Ayurvedic Daily Dietary Advice
- Drinking room temperature or warm water is more beneficial for digestion and metabolism than cold water – especially in colder months like Autumn and Winter. If you can, skip the ice when ordering a drink at a café or bar.
- Add plenty of warming spices to foods instead of sugary condiments and table sauces. Cayenne, chilli, black pepper, basil and paprika all give dishes a kick without adding extra sugar.
- Prepare the digestive tract before a heavy meal by drinking warm water about half an hour before, and a slice of ginger with lemon juice and a little salt sprinkled over.
- After meal times, refrain from eating dairy or anything cold, as this will hugely slow down digestion and absorption of nutrients. (Sorry ice cream).
- An important Ayurvedic tip is to eat fruit alone rather than with a meal, as the natural sugars from fruit digest quicker than proteins, fats and other carbohydrates. If fruit is eaten with or after a meal, the fructose will ‘sit’ on top of all the other food while it digests, and ferment, turning into sugar within the body.
Visualisation for Releasing Mental and Physical Toxins
Visualisation techniques can be very powerful for effecting not only our mental state, but our physical body too. Many well known sports people like Tiger Woods, Jonny Wilkinson, Jessica Ennis-Hill, Andy Murray and Wayne Rooney all use visualisation techniques.

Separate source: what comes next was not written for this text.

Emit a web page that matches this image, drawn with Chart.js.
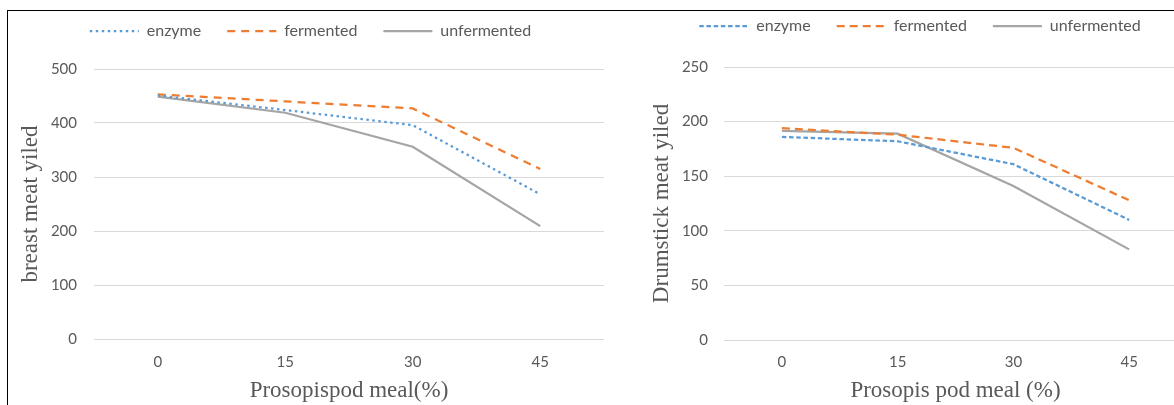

‘A study looking at brain patterns in weightlifters found that the patterns activated when a weightlifter lifted hundreds of pounds were similarly activated when they only imagined lifting’,  and Arnold Schwarzaneiger made even more ‘gains’ by imagining his biceps growing in size as he simultaneously lifted weights.
To clean out the mind and body – this simple technique is very useful and can be done upon waking and when going to bed, but after practicing a few times you may also feel able to do it when walking along or standing.
- Either lying down or standing (can also be done while walking if needed), bring the body into alignment – so the spine is long and the ankles, knees, hips, shoulders and ears are in line. The most important part of this is to keep the spine long as this is where physical nerves and esoteric energy flows through the gross and subtle bodies.
- Bring your awareness to the place between the eyebrows
- As you inhale, imagine a clean and pure light entering this place
- Continue to inhale deeply, imagining the light flushing through the whole body, moving downwards towards the feet, removing anything ‘toxic’ like impure thoughts, pain, dis-ease or discomfort in the mind or body.
- As you exhale, imagine anything you consider ‘toxic’ flushing out of the bottoms of the feet, so that all is left is the pure light inside the body and mind.
- Practice this for a few minutes at first, and then build up to however long you’re comfortable with. (30 minutes is the maximum to practice in one session, as any longer and the practitioner will be neglecting their worldly duties).
This is a practice you can bring with you anywhere, and for whatever use; whether it’s fear, anger, physical pain, illness, anxiety etc that isn’t needed within the body. It is important to focus only on the pure light while you’re practicing this, and not to focus on whatever ‘toxic’ things you’re trying to remove, as whatever we focus on we will feel more. I’m not a huge fan of guided meditations and visualisations which continually repeat the words ‘illness’, ‘disease’, or ‘pain’, as this just draws our mind back to thinking about exactly what we don’t want….
The takeaway from this? Do what makes you truly happy in mind and body; we’re only here for a relatively short while, and the stuff on the inside matters a whole lot more than what’s on the surface. As it’s the 5th of November and Bonfire night, take this with you too:
“In the end, you will not see the physical beauty in others that caught your eye, but the fire that burned within them. This kind of beauty is the bonfire you had to attend.”